A “crowdsourcing” company that lets software developers vote on which product they will create next, a “social sharing” start-up that promises to get to “the very end of the Long Tail”, a maker of online Post-it notes.

These may sound like parodies of new internet companies emerging from Silicon Valley’s latest bout of internet euphoria. In fact, they are all start-ups that will be paraded this week at the Web 2.0 conference in San Francisco, an annual event that has turned into a celebration of the Valley’s recovery from its post-dotcom slump.

While promoters of the new wave of internet start-ups claim this is not turning into another bubble, it is reminiscent of the last boom in at least one respect. “There is a great deal of hype,” says Mitchell Kertzman, a partner at Hummer Winblad, a
Valley venture capital firm.

And where there is hype, opportunism flourishes. Many of the companies emerging from this start-up wave, like the last, look as if they were created with an eye to being sold on quick. But this time the aim is not to “flip” them to Wall Street investors, but to sell them to a Google or Yahoo.

With the mania in full swing, the amount of venture capital money finding its way into US internet companies has jumped to levels not seen since the boom.

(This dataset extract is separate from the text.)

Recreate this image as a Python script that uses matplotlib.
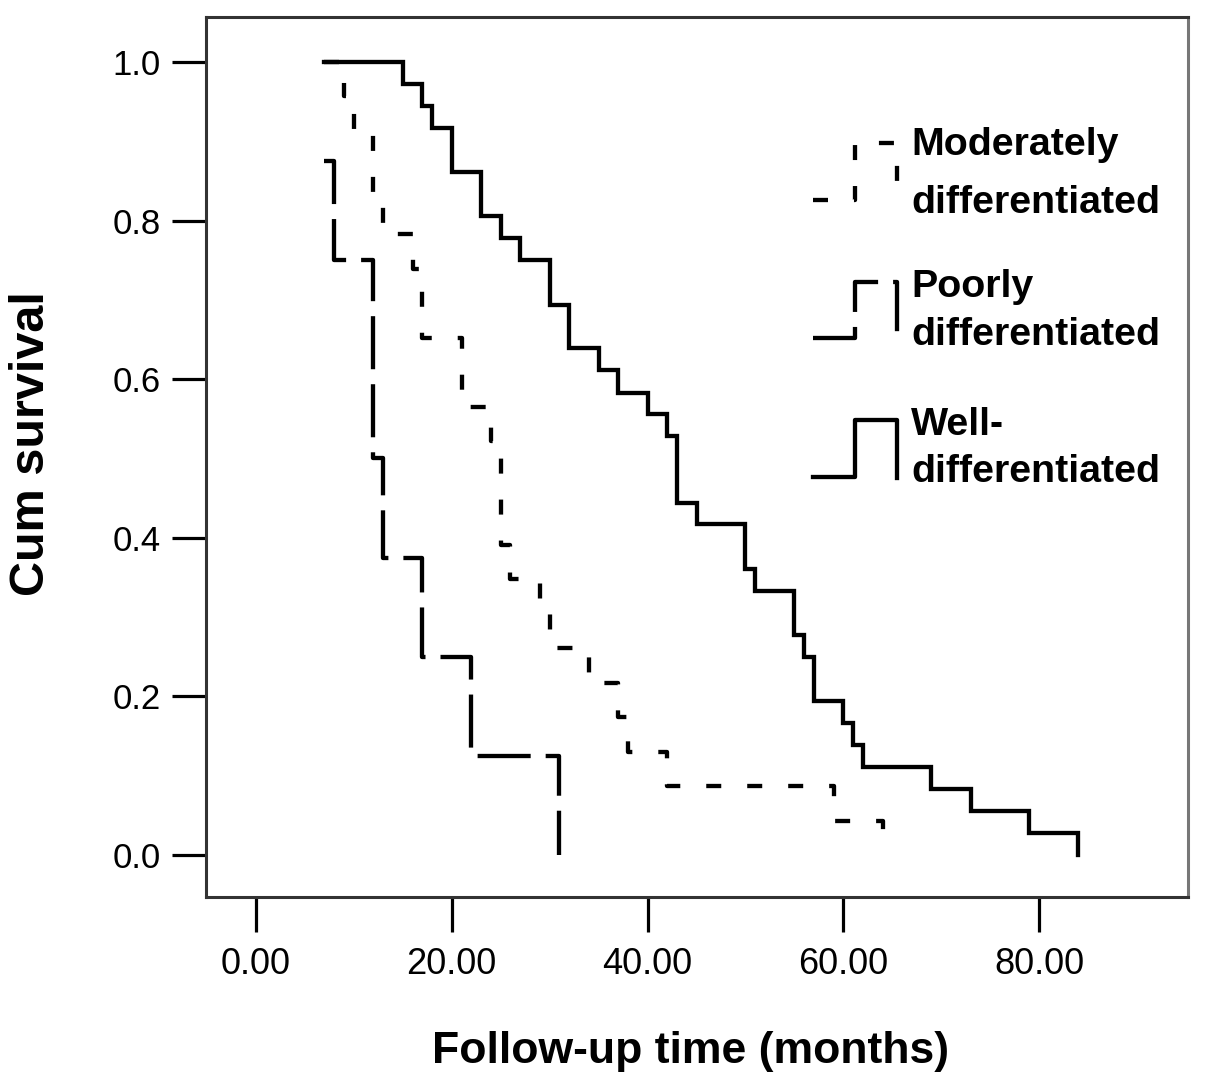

Defining exactly what it is that characterises this new wave of internet euphoria, however, is not easy. “Web 2.0 means so many things to so many people,” says Steve Ballmer, chief executive of Microsoft. “There’s a technology aspect, a community phenomenon, an advertising business model.”

The new internet companies are built on low-cost technologies such as open source software and cheap commodity hardware. Many – such as photo-sharing site Flickr – employ tools designed to stimulate online community behaviour. Also, thanks to the rise of online advertising networks, the new start-ups often have a way to generate revenue immediately.

Young internet companies once rushed to see how much cash they could raise, much of it to be spent on advertising. But the new entrepreneurs boast instead about how little they need. In spite of that, the sheer number of new arrivals suggests there will be many casualties. “For every YouTube, there have probably been 20 or 30 companies funded that won’t be worth anything,” Mr Kertzman says. “If a company doesn’t take off virally and get ‘hot’ on its own, the only tool you have is consumer marketing, which is very expensive.”

Meanwhile, the cash flooding back into consumer internet start-ups has had an inevitable effect. Geoff Yang, a venture capitalist at Redpoint – which backed MySpace – estimates that valuations of private internet companies have risen 30-40 per cent in the past six months.

However, the public markets have not experienced similar upswings, and the dearth of initial public offerings in the US suggests that few of these new companies will ever make it to Wall Street. Once Google and Yahoo tire of acquisitions, the Web 2.0 hangover could be acute.